Analyses / Public Summary / 119 · HR 3383 Public Summary

119-HR-3383 Journalist Public Summary

119 · HR 3383 Incentivizing New Ventures and Economic Strength Through Capital Formation Act of 2025

account_balance_wallet Finance and Financial Sector
Increasing Investor Opportunities Act This bill allows a closed-end fund—a portfolio of pooled assets with a limited number of shares traded on an exchange—to increase its investment in private...

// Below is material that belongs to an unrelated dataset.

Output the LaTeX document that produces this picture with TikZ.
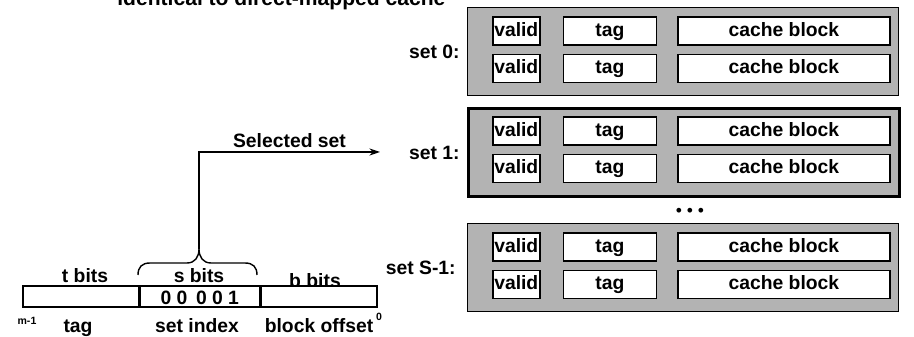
\documentclass[tikz,border=0pt]{standalone}
\usepackage{fontspec}
\setmainfont{Liberation Sans}
\usepackage{tikz}
\usetikzlibrary{arrows.meta,positioning}
\definecolor{setgray}{HTML}{B3B3B3}
\definecolor{ink}{HTML}{000000}

\begin{document}
\begin{tikzpicture}[x=0.02cm, y=-0.02cm, >={Stealth[length=6pt,width=4pt]},
  every node/.style={font=\fontsize{11}{13}\selectfont\bfseries, inner sep=0pt, text=ink},
  setbox/.style={draw=ink, line width=0.8pt, fill=setgray, minimum width=8.62cm, minimum height=1.76cm, anchor=north west},
  validbox/.style={draw=ink, line width=0.9pt, fill=white, minimum width=0.94cm, minimum height=0.56cm, text height=8pt, text depth=2pt},
  tagbox/.style={validbox, minimum width=1.86cm},
  blockbox/.style={validbox, minimum width=4.24cm},
  field/.style={draw=ink, line width=0.9pt, fill=white, minimum height=0.42cm, anchor=north west},
  tinylbl/.style={font=\fontsize{6}{7}\selectfont\bfseries}]
\useasboundingbox (0,0) rectangle (914,337);
\clip (0,0) rectangle (914,337);
\node[anchor=base west, font=\fontsize{12}{14}\selectfont\bfseries] (title) at (117,6) {identical to direct-mapped cache};
% the three sets
\node[setbox] (set0) at (467,7) {};
\node[setbox, line width=1.7pt] (set1) at (467,107) {};
\node[setbox] (setS) at (467,223) {};
\node[left=0.14cm of set0.west] (s0lbl) {set 0:};
\node[left=0.14cm of set1.west] (s1lbl) {set 1:};
\node[left=0.22cm of setS.west] (sSlbl) {set S-1:};
% set 0 lines
\node[validbox, below right=0.18cm and 0.5cm of set0.north west] (v0a) {valid};
\node[tagbox, right=0.44cm of v0a] (t0a) {tag};
\node[blockbox, right=0.4cm of t0a] (b0a) {cache block};
\node[validbox, below=0.16cm of v0a] (v0b) {valid};
\node[tagbox, right=0.44cm of v0b] (t0b) {tag};
\node[blockbox, right=0.4cm of t0b] (b0b) {cache block};
% set 1 lines
\node[validbox, below right=0.18cm and 0.5cm of set1.north west] (v1a) {valid};
\node[tagbox, right=0.44cm of v1a] (t1a) {tag};
\node[blockbox, right=0.4cm of t1a] (b1a) {cache block};
\node[validbox, below=0.16cm of v1a] (v1b) {valid};
\node[tagbox, right=0.44cm of v1b] (t1b) {tag};
\node[blockbox, right=0.4cm of t1b] (b1b) {cache block};
% set S-1 lines
\node[validbox, below right=0.18cm and 0.5cm of setS.north west] (vSa) {valid};
\node[tagbox, right=0.44cm of vSa] (tSa) {tag};
\node[blockbox, right=0.4cm of tSa] (bSa) {cache block};
\node[validbox, below=0.16cm of vSa] (vSb) {valid};
\node[tagbox, right=0.44cm of vSb] (tSb) {tag};
\node[blockbox, right=0.4cm of tSb] (bSb) {cache block};
\node[font=\fontsize{10}{12}\selectfont] (dots) at (690,212) {\textbullet\ \textbullet\ \textbullet};
% address bits
\node[anchor=base] (tbits) at (85,283) {t bits};
\node[anchor=base] (sbits) at (199,283) {s bits};
\node[anchor=base] (bbits) at (315,288) {b bits};
\node[field, minimum width=2.32cm] (tagfld) at (22,285) {};
\node[field, minimum width=2.38cm, right=0pt of tagfld] (idxfld) {};
\node[field, minimum width=2.32cm, right=0pt of idxfld] (offfld) {};
\node[anchor=base] (idxval) at ([yshift=1.5pt]idxfld.south) {0\hspace{3pt}0\hspace{5pt}0\hspace{3pt}0\hspace{3pt}1};
\node[anchor=base] (taglbl) at (78,333) {tag};
\node[anchor=base] (idxlbl) at (197,333) {set index};
\node[anchor=base] (offlbl) at (319,333) {block offset};
\node[tinylbl] (hibit) at (27,321) {m-1};
\node[tinylbl] (lobit) at (379,317) {0};
% brace over the set index
\draw[line width=0.8pt] (138,275) .. controls (138,267) and (142,263) .. (150,263)
  -- (187,263) .. controls (195,263) and (199,257) .. (199,249)
  .. controls (199,257) and (203,263) .. (211,263)
  -- (245,263) .. controls (253,263) and (257,267) .. (257,275);
\coordinate (brtip) at (199,249);
\coordinate (selend) at (380,152);
\draw[->, line width=0.8pt] (brtip) |- (selend) node[pos=0.75, above=2pt] (sellbl) {Selected set};
\end{tikzpicture}
\end{document}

A bipartisan House bill would stop the SEC and stock exchanges from blocking closed‑end funds (including BDCs) from investing in private funds, aiming to expand investor access while keeping existing fiduciary and valuation rules; it advanced from committee 41–10 and is queued for House floor consideration under a rule reported December 9, 2025.

Published
10 Dec 2025
Updated
10 Dec 2025
Tags
119th Congress · H.R. 3383 · Investments
Unvetted
01 · Section

Headline Summary

Let publicly traded closed‑end funds invest in private funds without the SEC or stock exchanges blocking them simply because those are “private funds,” with existing investor‑protection duties left in place.

02 · Section

What It Does

- Says the SEC cannot prohibit or limit a closed‑end fund from putting some or all of its assets into private funds just because of those funds’ “private” status. - Bars stock exchanges from refusing to list or trade a closed‑end fund for the same reason. - Applies the same treatment to business development companies (BDCs). - Uses the existing federal definition of “private fund.” - Clarifies that it does not change fiduciary duties, valuation, liquidity, or redemption requirements under current law.

03 · Section

Who’s For It

  • Bipartisan sponsors: Reps. Ann Wagner (R‑MO), Gregory Meeks (D‑NY), Ritchie Torres (D‑NY), David Scott (D‑GA), and Pete Sessions (R‑TX).
  • House Financial Services Committee majority: advanced the bill 41–10 on May 20, 2025.
  • Supporters say it would expand investment choices for everyday investors by letting publicly traded closed‑end funds give indirect exposure to private markets, while keeping core investor protections intact.
  • They also argue it provides clearer, more consistent listing and offering rules so exchanges and the SEC can’t single out closed‑end funds merely for holding private funds.
04 · Section

Who’s Against It

  • Ten committee members voted no in markup, signaling some opposition.
  • Critics are likely to worry about retail investors getting more exposure—through public vehicles—to opaque or illiquid private funds.
  • Common concerns include layered fees, valuation challenges for hard‑to‑price assets, liquidity mismatches in stressed markets, and reduced SEC flexibility to curb risks when they stem from private‑fund characteristics.
  • Skeptics may also question whether added access truly benefits ordinary investors compared with improving disclosures or lowering costs in existing products.
05 · Section

What’s Next

  • As of December 9, 2025, a House rule was reported to allow floor consideration under a structured rule.
  • Next step: House floor debate and vote. If it passes, the bill heads to the Senate; if both chambers pass it, it goes to the President.